La même omerta existe au Vietnam où il est évident que les émeutes d’abord organisées par le pouvoir ont échappé à leurs mentors au point de saccager des intérêts singapouriens, taïwanais japonais ou sud-coréens.

Un débordement que certains attribuent non pas à une colère anti-chinoise mais à de lourds ressentiments d’ordre social, où le pouvoir politique est mis dans le même sac que les donneurs d’ordres étrangers accusés d’être à l’origine du blocage ses salaires et des écarts de richesse qui plombent la cohésion sociale et politique du pays.
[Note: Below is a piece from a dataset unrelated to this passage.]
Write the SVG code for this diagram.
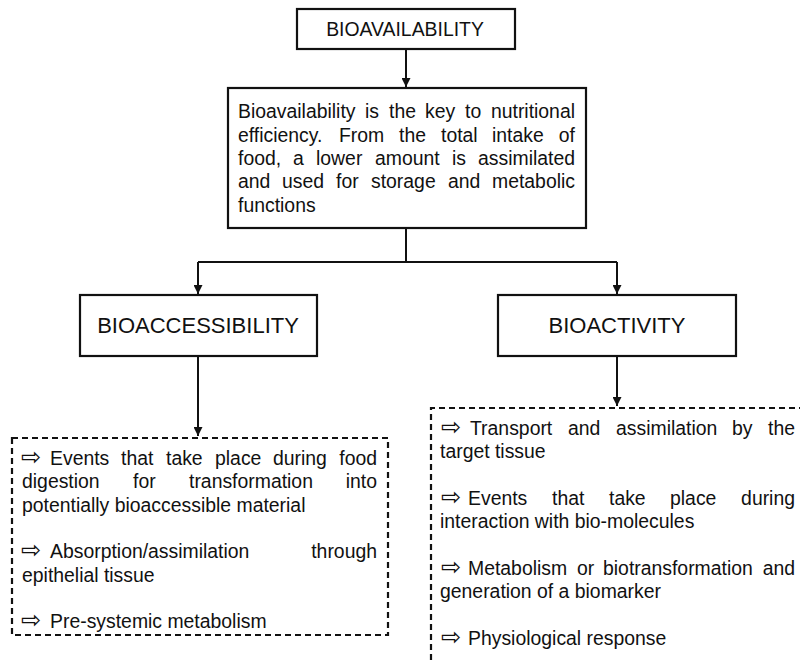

Mise au point du Waijiaobu et « Déclaration de conduite »

Le 19 mai le porte parole du Waijiaobu a répondu aux commentaires du Secrétaire Général de l’ASEAN, le vietnamien Le Luong Minh, ancien ambassadeur de Hanoi aux Nations Unies qui, dans le Wall Street Journal, a accusé la Chine d’avoir violé la Déclarations sur le Code de conduite adoptée par l’ASEAN en 2002 à Phnom-Penh, après quoi il a demandé à Pékin de « quitter les eaux territoriales vietnamiennes, seul moyen de restaurer la confiance ».

Après une admonestation à connotation morale et protocolaire qui enjoignait au Secrétaire Général de ne pas se livrer à des « commentaires qui dépassaient ses prérogatives », Hong Lei a rappelé la position à la fois inflexible et insolite de la Chine selon laquelle les questions de souveraineté en mer de Chine du sud ne sauraient être du ressort de l’ASEAN qui ne devait pas se mêler d’un conflit territorial en particulier. Il concluait que le respect de la neutralité en la matière par l’Association était la condition de ses bonnes relations avec Pékin.
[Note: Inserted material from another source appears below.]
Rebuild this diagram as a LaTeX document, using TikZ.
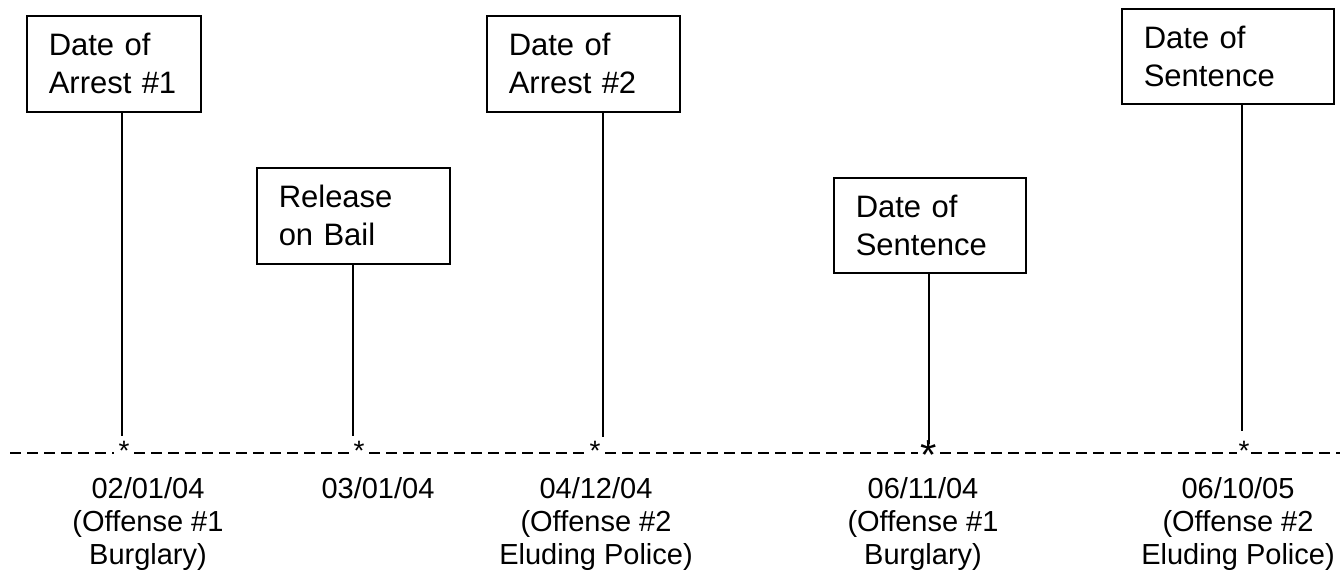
\documentclass[tikz,border=0pt]{standalone}
\usepackage{fontspec}
\setmainfont{Liberation Sans}
\begin{document}
\begin{tikzpicture}[x=1pt,y=-1pt,
  evbox/.style={draw,line width=1.5pt,anchor=north west,align=left,
    inner xsep=22pt,inner ysep=0pt,
    font=\fontsize{31}{38}\selectfont},
  tick/.style={line width=1.5pt},
  star/.style={inner sep=0pt,minimum width=20pt,minimum height=0pt,
    font=\fontsize{28}{28}\selectfont},
  dline/.style={line width=1.8pt,dash pattern=on 11pt off 6pt},
  datetxt/.style={anchor=north,align=center,inner sep=0pt,
    font=\fontsize{29}{33}\selectfont}]
\useasboundingbox (0,0) rectangle (1340,582);
% boxes
\node[evbox,text width=130pt,minimum height=96pt] (b1) at (26,15) {Date of\\Arrest \#1};
\node[evbox,text width=149pt,minimum height=96pt] (b2) at (256,167) {Release\\on Bail};
\node[evbox,text width=149pt,minimum height=96pt] (b3) at (486,15) {Date of\\Arrest \#2};
\node[evbox,text width=148pt,minimum height=95pt] (b4) at (833,177) {Date of\\Sentence};
\node[evbox,text width=168pt,minimum height=95pt] (b5) at (1121,8) {Date of\\Sentence};
% line ends
\coordinate (c1) at (122,436);
\coordinate (c2) at (353,436);
\coordinate (c3) at (603,437);
\coordinate (c4) at (929,444);
\coordinate (c5) at (1242,431);
\draw[tick] (b1.south -| c1) -- (c1);
\draw[tick] (b2.south -| c2) -- (c2);
\draw[tick] (b3.south -| c3) -- (c3);
\draw[tick] (b4.south -| c4) -- (c4);
\draw[tick] (b5.south -| c5) -- (c5);
% timeline
\node[star] (s1) at (124,453) {\smash{\raisebox{-7pt}{*}}};
\node[star] (s2) at (359,453) {\smash{\raisebox{-7pt}{*}}};
\node[star] (s3) at (595,453) {\smash{\raisebox{-7pt}{*}}};
\node[star,font=\fontsize{42}{42}\selectfont,minimum width=22pt] (s4) at (929,453) {\smash{\raisebox{-16pt}{*}}};
\node[star,minimum width=14pt] (s5) at (1244,453) {\smash{\raisebox{-7pt}{*}}};
\coordinate (L) at (10,453);
\coordinate (R) at (1340,453);
\draw[dline] (L) -- (s1) -- (s2) -- (s3) -- (s4) -- (s5) -- (R);
% dates
\node[datetxt] (d1) at (148,477) {02/01/04\\(Offense \#1\\Burglary)};
\node[datetxt] (d2) at (378,477) {03/01/04};
\node[datetxt] (d3) at (596,477) {04/12/04\\(Offense \#2\\Eluding Police)};
\node[datetxt] (d4) at (923,477) {06/11/04\\(Offense \#1\\Burglary)};
\node[datetxt] (d5) at (1238,477) {06/10/05\\(Offense \#2\\Eluding Police)};
\end{tikzpicture}
\end{document}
La Chine qui est le premier partenaire commercial du Vietnam n’y est que le 15e investisseur avec un stock de 11 Mds de $ et un flux qui varie de 4 Mds de $ en 2010 – l’année la plus riche depuis 2005 - à seulement 0,5 Mds en 2013 (l’information doit cependant être corrigée du flou qui enveloppe les capitaux en provenance de Hong Kong et des paradis fiscaux).

En tête des engagements étrangers on trouve Taïwan, Singapour, la Corée du sud et le Japon. La violence des réactions vietnamiennes et les dérapages qui suivirent inciteront Pékin et Hanoi à chercher de discrets compromis, difficiles à rendre publics face à l’exacerbation des sentiments nationalistes attisés par les machines politiques des deux pays.
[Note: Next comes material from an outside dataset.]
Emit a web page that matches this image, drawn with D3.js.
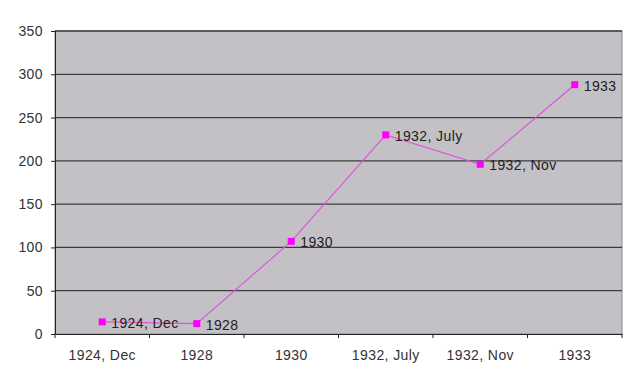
<!DOCTYPE html>
<html>
<head>
<meta charset="utf-8">
<script src="https://cdn.jsdelivr.net/npm/d3@7"></script>
<style>
  body { margin: 0; background: #fff; }
  text { font-family: "Liberation Sans", Arial, sans-serif; letter-spacing: 0.4px; }
</style>
</head>
<body>
<div class="graph"></div>
<script>
const categories = ['1924, Dec', '1928', '1930', '1932, July', '1932, Nov', '1933'];
const seats = [14, 12, 107, 230, 196, 288];
const yTicks = [0, 50, 100, 150, 200, 250, 300, 350];

const margin = {top: 31, right: 18, bottom: 54, left: 55},
    width = 640 - margin.left - margin.right,
    height = 388 - margin.top - margin.bottom;

const records = categories.map((c, i) => ({ label: c, value: seats[i] }));

const scaleX = d3.scaleBand()
    .domain(categories)
    .range([0, width]);

const scaleY = d3.scaleLinear()
    .domain([0, 350])
    .range([height, 0]);

const svg = d3.select('.graph').append('svg')
    .attr('width', 640)
    .attr('height', 388)
  .append('g')
    .attr('transform', 'translate(' + margin.left + ',' + margin.top + ')');

// plot area
svg.append('rect')
    .attr('width', width)
    .attr('height', height)
    .attr('fill', '#c3c1c5')
    .attr('stroke', '#8a8a8a');

// gridlines
svg.selectAll('.grid')
  .data(yTicks.filter(d => d > 0))
  .enter().append('line')
    .attr('x1', 0).attr('x2', width)
    .attr('y1', d => scaleY(d)).attr('y2', d => scaleY(d))
    .attr('stroke', '#3c3c3c')
    .attr('stroke-width', 1.3);

const xAxis = d3.axisBottom(scaleX).tickSize(0).tickPadding(16);
const yAxis = d3.axisLeft(scaleY).tickValues(yTicks).tickSize(4).tickPadding(8);

const gx = svg.append('g')
    .attr('transform', 'translate(0,' + height + ')')
    .call(xAxis);
gx.select('.domain').attr('stroke', '#222');
gx.selectAll('text').attr('font-size', 14).attr('fill', '#333');

// category boundary ticks
gx.selectAll('.bound')
  .data(d3.range(categories.length + 1))
  .enter().append('line')
    .attr('x1', i => i * scaleX.step()).attr('x2', i => i * scaleX.step())
    .attr('y1', 0).attr('y2', 4)
    .attr('stroke', '#222');

const gy = svg.append('g').call(yAxis);
gy.select('.domain').attr('stroke', '#222');
gy.selectAll('line').attr('stroke', '#222');
gy.selectAll('text').attr('font-size', 14).attr('fill', '#333');

const cx = d => scaleX(d.label) + scaleX.bandwidth() / 2;

const line = d3.line()
    .x(cx)
    .y(d => scaleY(d.value));

svg.append('path')
    .datum(records)
    .attr('fill', 'none')
    .attr('stroke', '#dd55dd')
    .attr('stroke-width', 1.2)
    .attr('d', line);

svg.selectAll('.marker')
  .data(records)
  .enter().append('rect')
    .attr('x', d => cx(d) - 3.5)
    .attr('y', d => scaleY(d.value) - 3.5)
    .attr('width', 7)
    .attr('height', 7)
    .attr('fill', '#ff00ff');

svg.selectAll('.lbl')
  .data(records)
  .enter().append('text')
    .attr('x', d => cx(d) + 9)
    .attr('y', d => scaleY(d.value) + 6)
    .attr('font-size', 14)
    .attr('fill', '#222')
    .text(d => d.label);
</script>
</body>
</html>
Le 4 novembre 2002, les 10 pays de l’ASEAN avaient signé à Phnom-Penh, lors de la précédente présidence du Cambodge, une « Déclaration sur la conduite des parties en Mer de Chine du sud ».

Le document répète à plusieurs reprises : « dans l’attente d’un règlement des différends » ; il est facile d’imaginer qu’ils ne le seront jamais, tant que les parties, et en particulier la Chine, ne modifieront pas leurs positions inconciliables sur les questions de souveraineté.

La déclaration, qui n’est pas un code de conduite, n’a pas force de loi et n’est appuyée par aucune autorité ou force indépendante qui pourrait imposer sa mise en œuvre. Surtout, elle élude la question centrale de la souveraineté.

Note(s) :

[1Dans le même article Tayer cite - révélées par des diplomates en poste à Pékin - les réactions initiales de CNOOC très hostiles à la manoeuvre de la plateforme, techniquement inutile et financièrement très coûteuse. S’ils étaient exacts ces témoignages contrediraient la thèse d’une opération de routine et confirmeraient celle de la provocation.